How are AT-1 bonds triggered?
- These have different trigger mechanisms:
- For e.g. if the Bank’s capitalization level falls below a preset threshold, the bond may be converted to shares, which eliminates bank’s liabilities on the AT-1.
- To compensate for these risks, banks pay investors a higher rate of interest for AT-1 bonds than other debt instruments or deposits.
AT-1 Bond in India:
- How much are the AT-1 bond holdings of Indian Banks?
- Indian Banks don’t depend on AT-1 bonds much.
- In a study, brokerage firm Macquarie sad that while India’s PSU banks have an exposure of 1-2 percent to AT-1 bonds, private sector banks only have an exposure of 0-1 percent.
- The Indian market for AT-1 bond was upended in March 2020 following the crisis in Yes Bank.
- Following severe financial stress, RBI and Yes Bank had decided to write-off additional tier-1 (AT-1) bonds worth Rs 8,415 crores. Mutual funds were amongst the biggest sufferers.
- This was challenged in the court, and Bombay High Court in Jan 2023 ordered quashing of the write-off. But in Sep 2023, Finance Ministry has moved to the Supreme Court against the order.
- Indian Banks don’t depend on AT-1 bonds much.
- In 2021, SEBI amended valuation rule for perpetual bonds.
- Residual maturity of Basel-III AT-1 bonds will be 10 years until 31st March 2022.
- It will be 20 and 30 years for subsequent six months.
- From 1st April 2023, the residual maturity of AT-1 bonds will become 100 years from the date of issuance of the bond
- SEBI then provided a phased timeline for mutual funds to value AT-1 bonds as 100-year instruments.
- The 100 year valuation kicked in from 1st April, 2023.
- Before this, AT-1 bonds were valued according to the call options on the papers – generally 5 to 10 years.
- Impact: Huge decline in mutual fund investments in AT-1 bonds as a 100-year valuation lead to very sharp movements in market yields of such papers.
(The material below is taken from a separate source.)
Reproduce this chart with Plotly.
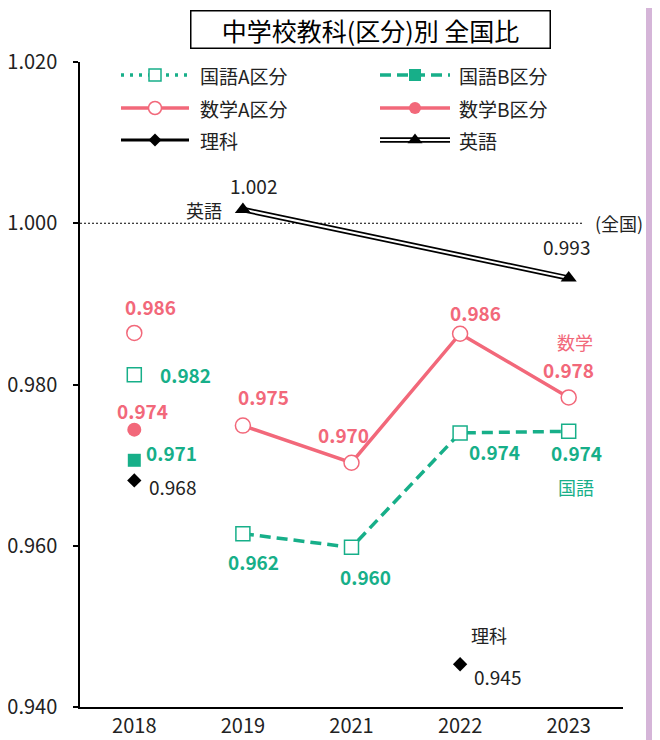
import plotly.graph_objects as go

# ---------------- data ----------------
years = ["2018", "2019", "2021", "2022", "2023"]

kokugo_a = [0.9812, None, None, None, None]      # 国語A区分
kokugo_b = [0.9706, None, None, None, None]      # 国語B区分
sugaku_a = [0.9864, None, None, None, None]      # 数学A区分
sugaku_b = [0.9744, None, None, None, None]      # 数学B区分
kokugo = [None, 0.9615, 0.9598, 0.9740, 0.9742]  # 国語
sugaku = [None, 0.9749, 0.9703, 0.9863, 0.9784]  # 数学
rika = [0.9681, None, None, 0.9453, None]        # 理科
eigo = [None, 1.0017, None, None, 0.9932]        # 英語

kokugo_a_lbl = ["0.982", None, None, None, None]
kokugo_b_lbl = ["0.971", None, None, None, None]
sugaku_a_lbl = ["0.986", None, None, None, None]
sugaku_b_lbl = ["0.974", None, None, None, None]
kokugo_lbl = [None, "0.962", "0.960", "0.974", "0.974"]
sugaku_lbl = [None, "0.975", "0.970", "0.986", "0.978"]
rika_lbl = ["0.968", None, None, "0.945", None]
eigo_lbl = [None, "1.002", None, None, "0.993"]

y_ticks = [0.940, 0.960, 0.980, 1.000, 1.020]
y_tick_text = ["0.940", "0.960", "0.980", "1.000", "1.020"]
national = 1.000
national_text = "(全国)"
title_text = "中学校教科(区分)別 全国比"
legend_names = ["国語A区分", "国語B区分", "数学A区分", "数学B区分", "理科", "英語"]

# ---------------- style ----------------
PINK = "#f2687a"
TEAL = "#17af89"
BLACK = "#000000"
TXT = "#222222"
PURPLE = "#d5b5d8"
FONT = "Noto Sans CJK JP, sans-serif"
CJK = "Noto Sans CJK JP, sans-serif"
DASH = "11px,6px"
DOT = "3px,6px"

fig = go.Figure()

# main lines
fig.add_trace(go.Scatter(x=years, y=kokugo, mode="lines+markers",
                         line=dict(color=TEAL, width=3.5, dash=DASH),
                         marker=dict(symbol="square", size=14, color="white",
                                     line=dict(color=TEAL, width=1.5))))
fig.add_trace(go.Scatter(x=years, y=sugaku, mode="lines+markers",
                         line=dict(color=PINK, width=3.5),
                         marker=dict(symbol="circle", size=15, color="white",
                                     line=dict(color=PINK, width=1.5))))
# 2018 single points
fig.add_trace(go.Scatter(x=years, y=kokugo_a, mode="markers",
                         marker=dict(symbol="square", size=14, color="white",
                                     line=dict(color=TEAL, width=1.5))))
fig.add_trace(go.Scatter(x=years, y=kokugo_b, mode="markers",
                         marker=dict(symbol="square", size=13, color=TEAL)))
fig.add_trace(go.Scatter(x=years, y=sugaku_a, mode="markers",
                         marker=dict(symbol="circle", size=15, color="white",
                                     line=dict(color=PINK, width=1.5))))
fig.add_trace(go.Scatter(x=years, y=sugaku_b, mode="markers",
                         marker=dict(symbol="circle", size=14, color=PINK)))
fig.add_trace(go.Scatter(x=years, y=rika, mode="markers",
                         marker=dict(symbol="diamond", size=11, color=BLACK)))
# 英語 double line
fig.add_trace(go.Scatter(x=years, y=eigo, mode="lines", connectgaps=True,
                         line=dict(color=BLACK, width=5.5)))
fig.add_trace(go.Scatter(x=years, y=eigo, mode="lines", connectgaps=True,
                         line=dict(color="white", width=2)))
fig.add_trace(go.Scatter(x=years, y=eigo, mode="markers",
                         marker=dict(symbol="triangle-up", size=14, color=BLACK)))

# ---------------- data labels ----------------
ann = []


def add_labels(values, labels, offsets, color, bold):
    for i, (v, t) in enumerate(zip(values, labels)):
        if v is None or t is None:
            continue
        dx, dy = offsets[i]
        txt = "<b>%s</b>" % t if bold else t
        ann.append(dict(x=i, y=v, xref="x", yref="y", text=txt,
                        showarrow=False, xshift=dx, yshift=dy,
                        font=dict(family=FONT, size=19, color=color)))


add_labels(sugaku_a, sugaku_a_lbl, {0: (16, 26)}, PINK, True)
add_labels(kokugo_a, kokugo_a_lbl, {0: (51, 0)}, TEAL, True)
add_labels(sugaku_b, sugaku_b_lbl, {0: (8, 19)}, PINK, True)
add_labels(kokugo_b, kokugo_b_lbl, {0: (37, 8)}, TEAL, True)
add_labels(rika, rika_lbl, {0: (38, -6), 3: (37, -12)}, TXT, False)
add_labels(sugaku, sugaku_lbl, {1: (21, 29), 2: (-8, 28), 3: (15, 21), 4: (0, 28)}, PINK, True)
add_labels(kokugo, kokugo_lbl, {1: (11, -28), 2: (14, -29), 3: (34, -19), 4: (8, -21)}, TEAL, True)
add_labels(eigo, eigo_lbl, {1: (11, 24), 4: (-2, 32)}, TXT, False)


def name_label(i, v, text, dx, dy, color):
    ann.append(dict(x=i, y=v, xref="x", yref="y", text=text, showarrow=False,
                    xshift=dx, yshift=dy, font=dict(family=CJK, size=18, color=color)))


name_label(4, sugaku[4], "数学", 6, 55, PINK)
name_label(4, kokugo[4], "国語", 7, -56, TEAL)
name_label(3, rika[3], "理科", 29, 29, TXT)
name_label(1, eigo[1], "英語", -39, 0, TXT)

# national reference label
ann.append(dict(x=0.945, y=national, xref="paper", yref="y", text=national_text,
                showarrow=False, xanchor="left",
                font=dict(family=CJK, size=18, color=TXT)))

# title box
ann.append(dict(x=0.5359, y=1.0504, xref="paper", yref="paper", text=title_text,
                showarrow=False, xanchor="center", yanchor="middle",
                width=358, height=36, borderpad=0, bordercolor=BLACK, borderwidth=1.5,
                bgcolor="white", font=dict(family=CJK, size=25, color=BLACK)))

# ---------------- custom legend (overlay axes in pixel units) ----------------
leg_rows = [75, 108, 140]
leg_cols = [(121, 189, 198), (380, 450, 457)]
leg_specs = [
    dict(line=dict(color=TEAL, width=3.5, dash=DOT),
         marker=dict(symbol="square", size=12, color="white", line=dict(color=TEAL, width=1.5))),
    dict(line=dict(color=TEAL, width=3.5, dash=DASH),
         marker=dict(symbol="square", size=12, color=TEAL)),
    dict(line=dict(color=PINK, width=3.5),
         marker=dict(symbol="circle", size=13, color="white", line=dict(color=PINK, width=1.5))),
    dict(line=dict(color=PINK, width=3.5),
         marker=dict(symbol="circle", size=12, color=PINK)),
    dict(line=dict(color=BLACK, width=3),
         marker=dict(symbol="diamond", size=10, color=BLACK)),
    None,
]
for k, name in enumerate(legend_names):
    row = leg_rows[k // 2]
    x0, x1, xt = leg_cols[k % 2]
    xm = (x0 + x1) / 2
    spec = leg_specs[k]
    if spec is None:  # 英語 double line
        fig.add_trace(go.Scatter(x=[x0, x1], y=[row, row], mode="lines", xaxis="x2", yaxis="y2",
                                 line=dict(color=BLACK, width=5.5)))
        fig.add_trace(go.Scatter(x=[x0, x1], y=[row, row], mode="lines", xaxis="x2", yaxis="y2",
                                 line=dict(color="white", width=2)))
        fig.add_trace(go.Scatter(x=[xm], y=[row], mode="markers", xaxis="x2", yaxis="y2",
                                 marker=dict(symbol="triangle-up", size=13, color=BLACK)))
    else:
        fig.add_trace(go.Scatter(x=[x0, x1], y=[row, row], mode="lines", xaxis="x2", yaxis="y2",
                                 line=spec["line"]))
        fig.add_trace(go.Scatter(x=[xm], y=[row], mode="markers", xaxis="x2", yaxis="y2",
                                 marker=spec["marker"]))
    ann.append(dict(x=xt, y=row, xref="x2", yref="y2", text=name, showarrow=False,
                    xanchor="left", yanchor="middle",
                    font=dict(family=CJK, size=19, color=TXT)))

# the page adds an 8px body margin: size the figure so the plot area lands
# where the reference has it (x 80..623, y 62..707 in the window)
fig.update_layout(
    width=652, height=732,
    margin=dict(l=72, r=37, t=54, b=33, autoexpand=False),
    paper_bgcolor="white", plot_bgcolor="white",
    showlegend=False,
    annotations=ann,
    xaxis=dict(type="category", categoryorder="array", categoryarray=years,
               range=[-0.5, 4.5], showline=True, linecolor=BLACK, linewidth=1.5,
               ticks="", showgrid=False, zeroline=False, ticklabelstandoff=0,
               automargin=False,
               tickfont=dict(family=FONT, size=20, color=TXT)),
    yaxis=dict(range=[0.940, 1.020], tickvals=y_ticks, ticktext=y_tick_text,
               showline=True, linecolor=BLACK, linewidth=1.5,
               ticks="outside", ticklen=5, tickcolor=BLACK, tickwidth=1.5,
               showgrid=False, zeroline=False, ticklabelstandoff=12,
               automargin=False,
               tickfont=dict(family=FONT, size=20, color=TXT)),
    xaxis2=dict(overlaying="x", range=[80, 623], visible=False, fixedrange=True),
    yaxis2=dict(overlaying="y", range=[707, 62], visible=False, fixedrange=True),
    shapes=[
        dict(type="line", xref="paper", yref="y", x0=0, x1=0.926, y0=national, y1=national,
             line=dict(color=BLACK, width=1, dash="2px,2px"), layer="below"),
        dict(type="rect", xref="paper", yref="paper", x0=(646 - 80) / 543, x1=1.1,
             y0=-0.1, y1=1.2, fillcolor=PURPLE, line=dict(width=0), layer="below"),
    ],
)

fig.write_html("out.html")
Recovery in AT-1 bond system in India:
- With improvement in banking sector in the form of reduced NPAs, the risk perception surrounding AT-1 bonds improved. In FY23, banks issued more than Rs 33,000 crore worth of AT-1 bonds.
Note:
- AT-1 bonds are subordinate to Tier-2 bonds.
- Tier-2 Bonds are subordinate to unsecured creditors, banks depositors, and senior bonds. They are not perpetual instruments. They have a maturity period of minimum 5 years.